[Map of St. Paul's Hospital], Postcard, n.d.; (http://texashistory.unt.edu/ark:/67531/metapth121635/ : accessed December 01, 2015), University of North Texas Libraries, The Portal to Texas History, http://texashistory.unt.edu; crediting Dallas Heritage Village, Dallas, Texas.

[Map of St. Paul’s Hospital], Postcard, n.d.; (http://texashistory.unt.edu/ark:/67531/metapth121635/ : accessed December 01, 2015), University of North Texas Libraries, The Portal to Texas History, http://texashistory.unt.edu; crediting Dallas Heritage Village, Dallas, Texas.

Hospitals are often over-looked landmarks in a city’s history. For many people, though, hospitals are the backdrop of treasured first moments with children or last moments with parents. It can be a little sad to see a hospital close or, in the case of St. Paul Hospital in Dallas, demolished.

The original hospital building on Bryan Street, part of St. Paul’s Sanitarium, opened its doors on June 15, 1898, providing 110 beds to the Dallas community. The hospital was served by nurses of the Roman Catholic Order. In the decades following, a school of nursing and a school of medical technology were established. By 1963, 6 new buildings had been erected under the St. Paul name:

  • An Annex building (1916) brought the bed capacity to 300.
  • The School of Nursing building was finished in 1922.
  • A five-story clinic building opened in 1938.
  • “Mary’s Manor” (a dormitory for Nursing students) came to be in 1947.
  • The Dallas Building brought the bed capacity to 395 in 1954.
  • A 484-bed hospital in Southwestern Medical Center admitted its first patients in 1963.
Work, Jim. St. Paul Hospital on Bryan Street demolition. Dallas Medical Images Collection at UT Southwestern Archives.

Work, Jim. St. Paul Hospital on Bryan Street demolition. Dallas Medical Images Collection at UT Southwestern Archives.

St. Paul led the community in selflessness and innovation. Nurses risked their own lives when volunteering during the influenza outbreak of 1918, and they did the same again in 1951 when a five-alarm fire broke out at the hospital. Staff saved over 250 people without a single serious injury. In 1954, St. Paul was the first hospital in Dallas to allow African American doctors to serve at their institution. This was followed by desegregation in 1959.

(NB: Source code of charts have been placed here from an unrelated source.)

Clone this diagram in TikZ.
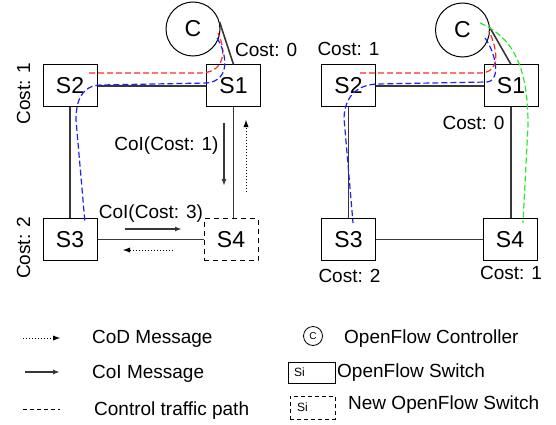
\documentclass[tikz,border=0pt]{standalone}
\usepackage{fontspec}
\setmainfont{Liberation Sans}
\usetikzlibrary{arrows.meta}
\definecolor{pred}{RGB}{255,40,40}
\definecolor{pblue}{RGB}{30,30,255}
\definecolor{pgreen}{RGB}{40,235,40}
\definecolor{lgray}{RGB}{55,55,55}
\begin{document}
\begin{tikzpicture}[x=1pt,y=-1pt,
  sw/.style={draw=black, line width=1pt, minimum width=54pt, minimum height=42pt, inner sep=0pt, font=\fontsize{23}{26}\selectfont},
  newsw/.style={sw, dash pattern=on 5pt off 4pt},
  ctrl/.style={circle, draw=black, line width=1pt, minimum size=54pt, inner sep=0pt, font=\fontsize{23}{26}\selectfont},
  link/.style={draw=lgray, line width=1.6pt},
  lbl/.style={font=\fontsize{19}{22}\selectfont, inner sep=0pt},
  ctlpath/.style={dash pattern=on 6pt off 3pt, line width=1.2pt},
  coi/.style={draw=lgray, line width=1.4pt, -{Latex[length=7pt,width=5pt]}},
  cod/.style={draw=black, line width=1pt, dash pattern=on 1pt off 2pt, -{Latex[length=7pt,width=5pt,line width=0pt]}},
]
\useasboundingbox (0,0) rectangle (556,425);

% ---------- left network ----------
\node[ctrl] (cl) at (193,29) {C};
\node[sw] (s2l) at (70,86) {S2};
\node[sw] (s1l) at (233.5,86) {S1};
\node[sw] (s3l) at (70,239.5) {S3};
\node[newsw] (s4l) at (231,239.5) {S4};

\draw[link] (cl.15) -- (s1l.north);
\draw[link] (s2l) -- (s1l);
\draw[link] (s2l) -- (s3l);
\draw[link] (s3l) -- (s4l);
\draw[link] (s1l.south) -- (s1l.south |- s4l.north);

\node[lbl, anchor=base west] (c0l) at (235,57) {Cost: 0};
\node[lbl, rotate=90, anchor=base] (c1l) at (30,93.5) {Cost: 1};
\node[lbl, rotate=90, anchor=base] (c2l) at (30,248) {Cost: 2};
\node[lbl, anchor=base] (coi1) at (166.5,150) {CoI(Cost: 1)};
\node[lbl, anchor=base] (coi3) at (151,218) {CoI(Cost: 3)};

\coordinate (a1s) at (224,123); \coordinate (a1e) at (224,186);
\coordinate (a2s) at (246,192); \coordinate (a2e) at (246,120);
\coordinate (a3s) at (125,229); \coordinate (a3e) at (182,229);
\coordinate (a4s) at (173,250); \coordinate (a4e) at (123,250);
\draw[coi] (a1s) -- (a1e);
\draw[cod] (a2s) -- (a2e);
\draw[coi] (a3s) -- (a3e);
\draw[cod] (a4s) -- (a4e);

\coordinate (rl0) at (89,73);
\coordinate (rl1) at (218,33);
\draw[ctlpath, pred] (rl0) -- (200,73) .. controls (222,73) and (228,55) .. (rl1);
\coordinate (bl0) at (217,38);
\coordinate (bl1) at (85,223);
\draw[ctlpath, pblue] (bl0) .. controls (226,52) and (232,80) .. (207,83) -- (100,85) .. controls (82,86) and (76,100) .. (76,120) -- (bl1);

% ---------- right network ----------
\node[ctrl] (cr) at (462.5,30) {C};
\node[sw] (s2r) at (348.5,86) {S2};
\node[sw] (s1r) at (511,86) {S1};
\node[sw] (s3r) at (348.5,239.5) {S3};
\node[sw] (s4r) at (510,239.5) {S4};

\draw[link] (cr.5) -- (s1r.north);
\draw[link] (s2r) -- (s1r);
\draw[link] (s2r) -- (s3r);
\draw[link] (s3r) -- (s4r);
\draw[link] (s1r.south) -- (s1r.south |- s4r.north);

\node[lbl, anchor=base] (c1r) at (348.5,56) {Cost: 1};
\node[lbl, anchor=base] (c0r) at (473.5,129) {Cost: 0};
\node[lbl, anchor=base] (c2r) at (349.5,282) {Cost: 2};
\node[lbl, anchor=base] (c4r) at (511,279) {Cost: 1};

\coordinate (rr0) at (360,73);
\coordinate (rr1) at (489,31);
\draw[ctlpath, pred] (rr0) -- (480,73) .. controls (498,73) and (500,55) .. (rr1);
\coordinate (br0) at (485,38);
\coordinate (br1) at (353,223);
\draw[ctlpath, pblue] (br0) .. controls (495,52) and (502,80) .. (487,82) -- (377,84) .. controls (358,85) and (345,95) .. (344,118) -- (br1);
\coordinate (gr0) at (480,23);
\coordinate (gr1) at (523,223);
\draw[ctlpath, pgreen] (gr0) .. controls (515,38) and (528,70) .. (528,125) -- (gr1);

% ---------- legend ----------
\coordinate (l1s) at (23,338); \coordinate (l1e) at (60,338);
\coordinate (l2s) at (25,372); \coordinate (l2e) at (60,372);
\coordinate (l3s) at (23,409); \coordinate (l3e) at (60,409);
\draw[cod] (l1s) -- (l1e);
\draw[coi] (l2s) -- (l2e);
\draw[line width=1pt, dash pattern=on 4pt off 3pt] (l3s) -- (l3e);
\node[lbl, anchor=base west] (t1) at (92,343) {CoD Message};
\node[lbl, anchor=base west] (t2) at (92,378) {CoI Message};
\node[lbl, anchor=base west] (t3) at (94,415) {Control traffic path};

\node[circle, draw=black, line width=0.8pt, minimum size=19pt, inner sep=0pt, font=\fontsize{10}{12}\selectfont] (lc) at (313,336) {C};
\node[lbl, anchor=base west] (t4) at (344,343) {OpenFlow Controller};
\node[draw=black, line width=0.8pt, minimum height=21pt, text width=35pt, inner xsep=6pt, inner ysep=0pt, align=left, font=\fontsize{12}{14}\selectfont] (lsw) at (311.5,372.5) {Si};
\node[lbl, anchor=base west] (t5) at (337,377) {OpenFlow Switch};
\node[draw=black, line width=0.8pt, dash pattern=on 4pt off 3pt, minimum height=23pt, text width=31pt, inner xsep=7pt, inner ysep=0pt, align=left, font=\fontsize{12}{14}\selectfont] (lnsw) at (312.5,407.5) {Si};
\node[lbl, anchor=base west] (t6) at (348,409) {New OpenFlow Switch};
\end{tikzpicture}
\end{document}
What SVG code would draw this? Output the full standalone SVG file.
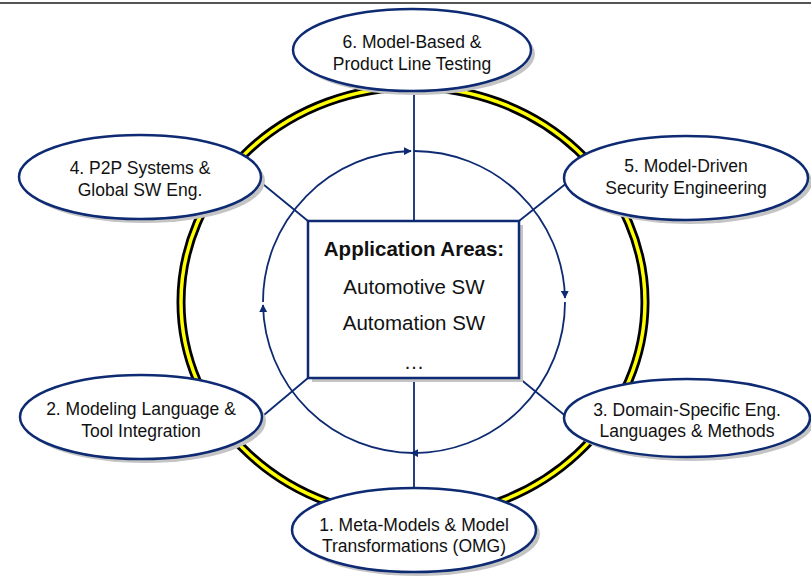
<svg xmlns="http://www.w3.org/2000/svg" width="811" height="576" viewBox="0 0 811 576">
<style>
.ell{fill:#fff;stroke:#0d2a72;stroke-width:2.5}
.shd{fill:#c4c4c4}
.lbl{font-family:"Liberation Sans",Arial,sans-serif;font-size:17.5px;fill:#111;text-anchor:middle}
.ctr{font-family:"Liberation Sans",Arial,sans-serif;font-size:20.5px;fill:#111;text-anchor:middle}
.con{stroke:#0d2a72;stroke-width:1.8;fill:none}
</style>
<defs>
<marker id="ah" viewBox="0 0 10 10" refX="9" refY="5" markerWidth="8" markerHeight="8" markerUnits="userSpaceOnUse" orient="auto">
<path d="M0,0 L10,5 L0,10 z" fill="#0d2a72"/>
</marker>
</defs>
<rect width="811" height="576" fill="#fff"/>
<line x1="0" y1="3" x2="811" y2="3" stroke="#555" stroke-width="2"/>
<g id="ring">
<ellipse cx="413" cy="302" rx="232" ry="215" fill="none" stroke="#000" stroke-width="9"/>
<ellipse cx="413" cy="302" rx="232" ry="215" fill="none" stroke="#ffff00" stroke-width="3.5"/>
</g>
<g id="connectors">
<path class="con" d="M263,302 A151,151 0 0 1 411,151" marker-end="url(#ah)"/>
<path class="con" d="M414,151 A151,151 0 0 1 565,298" marker-end="url(#ah)"/>
<path class="con" d="M565,302 A151,151 0 0 1 411,453" marker-end="url(#ah)"/>
<path class="con" d="M414,453 A151,151 0 0 1 263,305" marker-end="url(#ah)"/>
<line class="con" x1="414" y1="95" x2="414" y2="221"/>
<line class="con" x1="414" y1="378" x2="414" y2="488"/>
<line class="con" x1="308" y1="221" x2="258" y2="180"/>
<line class="con" x1="519" y1="221" x2="568" y2="182"/>
<line class="con" x1="308" y1="378" x2="258" y2="420"/>
<line class="con" x1="519" y1="378" x2="568" y2="418"/>
</g>
<g id="center">
<rect x="312" y="225" width="211" height="157" fill="#c4c4c4"/>
<rect x="308" y="221" width="211" height="157" fill="#fff" stroke="#0d2a72" stroke-width="2.5"/>
<text class="ctr" x="414" y="256" font-weight="bold">Application Areas:</text>
<text class="ctr" x="414" y="294">Automotive SW</text>
<text class="ctr" x="414" y="330">Automation SW</text>
<text class="ctr" x="414" y="369">…</text>
</g>
<g id="n6">
<ellipse class="shd" cx="416" cy="54" rx="119" ry="41"/>
<ellipse class="ell" cx="412" cy="50" rx="119" ry="41"/>
<text class="lbl" x="412" y="48">6. Model-Based &amp;</text>
<text class="lbl" x="412" y="70">Product Line Testing</text>
</g>
<g id="n4">
<ellipse class="shd" cx="144" cy="181" rx="121" ry="42"/>
<ellipse class="ell" cx="140" cy="177" rx="121" ry="42"/>
<text class="lbl" x="140" y="174">4. P2P Systems &amp;</text>
<text class="lbl" x="140" y="196">Global SW Eng.</text>
</g>
<g id="n5">
<ellipse class="shd" cx="690" cy="182" rx="122" ry="42"/>
<ellipse class="ell" cx="686" cy="178" rx="122" ry="42"/>
<text class="lbl" x="686" y="172">5. Model-Driven</text>
<text class="lbl" x="686" y="194">Security Engineering</text>
</g>
<g id="n2">
<ellipse class="shd" cx="145" cy="421" rx="121" ry="42"/>
<ellipse class="ell" cx="141" cy="417" rx="121" ry="42"/>
<text class="lbl" x="141" y="415">2. Modeling Language &amp;</text>
<text class="lbl" x="141" y="437">Tool Integration</text>
</g>
<g id="n3">
<ellipse class="shd" cx="691" cy="422" rx="123" ry="39"/>
<ellipse class="ell" cx="687" cy="418" rx="123" ry="39"/>
<text class="lbl" x="687" y="416">3. Domain-Specific Eng.</text>
<text class="lbl" x="687" y="437">Languages &amp; Methods</text>
</g>
<g id="n1">
<ellipse class="shd" cx="418" cy="534" rx="122" ry="42"/>
<ellipse class="ell" cx="414" cy="530" rx="122" ry="42"/>
<text class="lbl" x="414" y="531">1. Meta-Models &amp; Model</text>
<text class="lbl" x="414" y="552">Transformations (OMG)</text>
</g>
</svg>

Five years after the new hospital opened in the Southwestern Medical Center, the original hospital on Bryan Street was demolished. The photograph shown, part of the UT Southwestern digital archives, shows the building’s demolition.

For over fifty years, the hospital in Southwestern Medical Center, near the intersection of Harry Hines and Inwood, provided Dallas with superb care. In 1985, it became the first hospital in the city to perform a heart transplant.

On November 20, 2015, St. Paul Medical Center was demolished. William P. Clements Jr. University Hospital will take its place in serving the Dallas area with modern and innovative healthcare. The hospital is 12 floors and offers 460 beds.